Unimaginative: One of CNN’s biggest successes has been Anthony Bourdain‘s Parts Unknown (Random side note: I saw Bourdain at Time Warner Center in New York recently and he’s much taller than one would expect, almost like an NBA small forward). As many would agree, the celebrity chef is a unique talent and possesses three qualities very few in cable own: Candor, confidence and humor without the aid of a script. So what does MSNBC decide to do? Hire Tom Colicchio, a celebrity chef, to be its “progressive” food correspondent. If it works for CNN, Griffin figures, why not us? Except Colicchio is no Bourdain, and the latter is much, much more about exploring eclectic cultures than delving into complicated food policy.
After making a change at the top of MSNBC, the change in overall approach can happen from there.
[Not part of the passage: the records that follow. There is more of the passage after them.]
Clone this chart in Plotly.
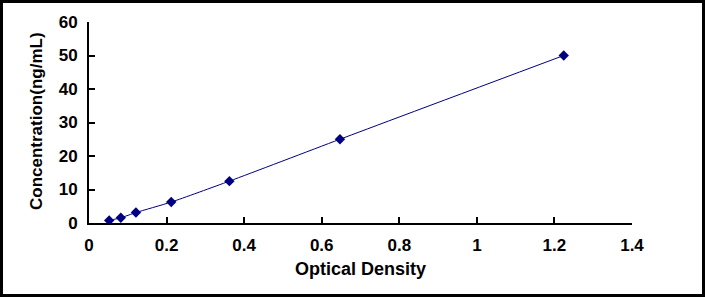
import plotly.graph_objects as go

od = [0.052, 0.082, 0.121, 0.212, 0.362, 0.647, 1.224]
conc = [0.78, 1.56, 3.12, 6.25, 12.5, 25, 50]
x_ticks = [0, 0.2, 0.4, 0.6, 0.8, 1, 1.2, 1.4]
y_ticks = [0, 10, 20, 30, 40, 50, 60]

NAVY = "#000080"
FONT = "Arial, Liberation Sans, sans-serif"

fig = go.Figure()
fig.add_trace(go.Scatter(
    x=od, y=conc, mode="lines+markers",
    line=dict(color=NAVY, width=1, shape="spline", smoothing=0.6),
    marker=dict(symbol="diamond", size=8, color=NAVY),
    showlegend=False,
))

W, H = 705, 297
L, R, T, B = 89, 73, 22, 74
pw, ph = W - L - R, H - T - B

tf = dict(family=FONT, size=17, color="black", weight="bold")

fig.update_layout(
    width=W, height=H,
    margin=dict(l=L, r=R, t=T, b=B),
    paper_bgcolor="white", plot_bgcolor="white",
    font=dict(family=FONT, size=17, color="black"),
    xaxis=dict(range=[0, 1.4], tickvals=x_ticks, showgrid=False, zeroline=False,
               showline=True, linecolor="black", linewidth=2,
               ticks="inside", ticklen=6, tickwidth=2, tickcolor="black",
               tickfont=tf, ticklabelstandoff=6),
    yaxis=dict(range=[0, 60], tickvals=y_ticks, showgrid=False, zeroline=False,
               showline=True, linecolor="black", linewidth=2,
               ticks="inside", ticklen=6, tickwidth=2, tickcolor="black",
               tickfont=tf, ticklabelstandoff=6),
)

fig.add_annotation(text="<b>Optical Density</b>", xref="paper", yref="paper",
                   x=(360 - L) / pw, y=(T + ph - 269) / ph, showarrow=False,
                   font=dict(family=FONT, size=18, color="black"),
                   xanchor="center", yanchor="middle")
fig.add_annotation(text="<b>Concentration(ng/mL)</b>", xref="paper", yref="paper",
                   x=(36 - L) / pw, y=(T + ph - 121) / ph, showarrow=False,
                   textangle=-90,
                   font=dict(family=FONT, size=17, color="black"),
                   xanchor="center", yanchor="middle")

fig.add_shape(type="rect", xref="paper", yref="paper",
              x0=(1.5 - L) / pw, x1=(703.5 - L) / pw,
              y0=(T + ph - 295.5) / ph, y1=(T + ph - 1.5) / ph,
              line=dict(color="black", width=3), fillcolor="rgba(0,0,0,0)")

fig.write_html("out.html")
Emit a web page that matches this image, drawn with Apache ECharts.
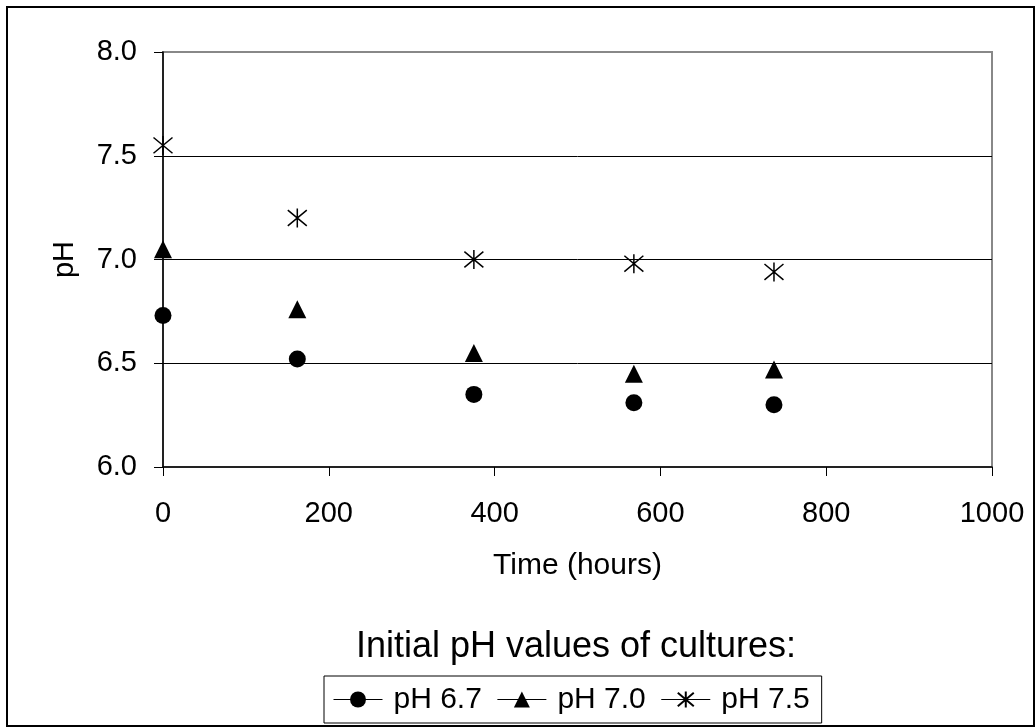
<!DOCTYPE html>
<html>
<head>
<meta charset="utf-8">
<script src="https://cdn.jsdelivr.net/npm/echarts@6/dist/echarts.min.js"></script>
<style>
html,body{margin:0;padding:0;background:#fff;}
#chart{width:1036px;height:728px;}
</style>
</head>
<body>
<div id="chart"></div>
<script>
const timeHours = [0, 162, 375, 568, 737];
const ph67 = [6.73, 6.52, 6.35, 6.31, 6.30];
const ph70 = [7.05, 6.76, 6.55, 6.45, 6.47];
const ph75 = [7.55, 7.20, 7.00, 6.98, 6.94];
const seriesNames = ['pH 6.7', 'pH 7.0', 'pH 7.5'];
const yTicks = [6.0, 6.5, 7.0, 7.5, 8.0];
const xTicks = [0, 200, 400, 600, 800, 1000];

const FONT = 'Liberation Sans, Arial, sans-serif';
const starPath = 'path://M0,0 L20,20 M20,0 L0,20 M10,-2 L10,22';

function pairs(ys){ return timeHours.map((x,i)=>[x, ys[i]]); }

const chart = echarts.init(document.getElementById('chart'));
const mkSeries = (name, data, symbol, size, style) => ({
  name, type: 'line', data: pairs(data), symbol, symbolSize: size,
  lineStyle: { width: 0, opacity: 0 },
  itemStyle: style,
  emphasis: { disabled: true },
  z: 5
});
chart.setOption({
  animation: false,
  backgroundColor: '#fff',
  graphic: [
    { type: 'rect', shape: { x: 7, y: 7, width: 1027, height: 719 },
      style: { fill: 'none', stroke: '#000', lineWidth: 2 }, z: -1 },
    { type: 'text', x: 576, y: 647,
      style: { text: 'Initial pH values of cultures:', font: '36px ' + FONT, fill: '#000',
               textAlign: 'center', textVerticalAlign: 'middle' } }
  ],
  grid: { left: 163, top: 52, right: 44, bottom: 261, show: true,
          borderColor: '#888', borderWidth: 2, backgroundColor: '#fff' },
  xAxis: {
    type: 'value', min: xTicks[0], max: xTicks[xTicks.length-1], interval: 200,
    name: 'Time (hours)', nameLocation: 'middle', nameGap: 84, nameMoveOverlap: false,
    nameTextStyle: { fontFamily: FONT, fontSize: 30, color: '#000' },
    axisLine: { show: true, onZero: false, lineStyle: { color: '#000', width: 1.5 } },
    axisTick: { show: true, inside: false, length: 9, lineStyle: { color: '#000' } },
    axisLabel: { margin: 32, fontFamily: FONT, fontSize: 29, color: '#000',
                 formatter: v => String(v) },
    splitLine: { show: false }
  },
  yAxis: {
    type: 'value', min: yTicks[0], max: yTicks[yTicks.length-1], interval: 0.5,
    name: 'pH', nameLocation: 'middle', nameGap: 84, nameMoveOverlap: false,
    nameTextStyle: { fontFamily: FONT, fontSize: 29, color: '#000' },
    axisLine: { show: true, onZero: false, lineStyle: { color: '#000', width: 1.5 } },
    axisTick: { show: true, inside: false, length: 9, lineStyle: { color: '#000' } },
    axisLabel: { margin: 26, fontFamily: FONT, fontSize: 29, color: '#000',
                 formatter: v => v.toFixed(1) },
    splitLine: { show: true, showMinLine: false, showMaxLine: false,
                 lineStyle: { color: '#000', width: 1 } }
  },
  legend: {
    data: seriesNames, top: 676, left: 324,
    borderColor: '#000', borderWidth: 1, padding: [8, 12, 8, 9],
    itemWidth: 49, itemHeight: 20, itemGap: 15,
    textStyle: { fontFamily: FONT, fontSize: 30, color: '#000', lineHeight: 31,
                 padding: [0, 0, 0, 6] },
    lineStyle: { width: 1, color: '#000', opacity: 1 },
    selectedMode: false
  },
  series: [
    mkSeries(seriesNames[0], ph67, 'circle', 17, { color: '#000' }),
    mkSeries(seriesNames[1], ph70, 'triangle', 18, { color: '#000' }),
    mkSeries(seriesNames[2], ph75, starPath, 19, { color: 'none', borderColor: '#000', borderWidth: 1.5 })
  ]
});
</script>
</body>
</html>
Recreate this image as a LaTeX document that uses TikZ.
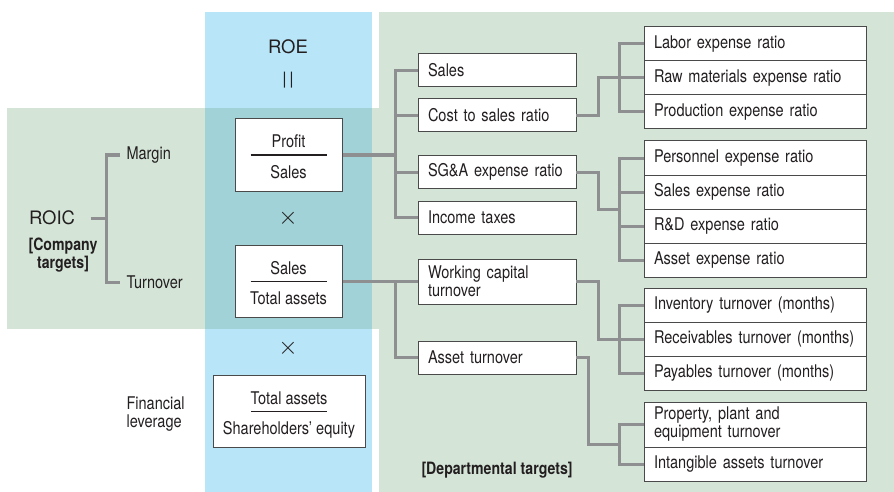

Perhaps a switch to more hard news using NBC resources is the smart play. More taped programming is also wise, as even Fox Business Network has entered this area more if Jamie Colby’s hit Strange Inheritance is any indication.
You know what they say about rearranging the deck chairs on the Titanic. Moving Hayes here and Schultz there while firing X, Y and Z only delays the inevitable…only keeps them wearing those Redskin uniforms. Start with Griffin and bring in fresh eyes with a new offense.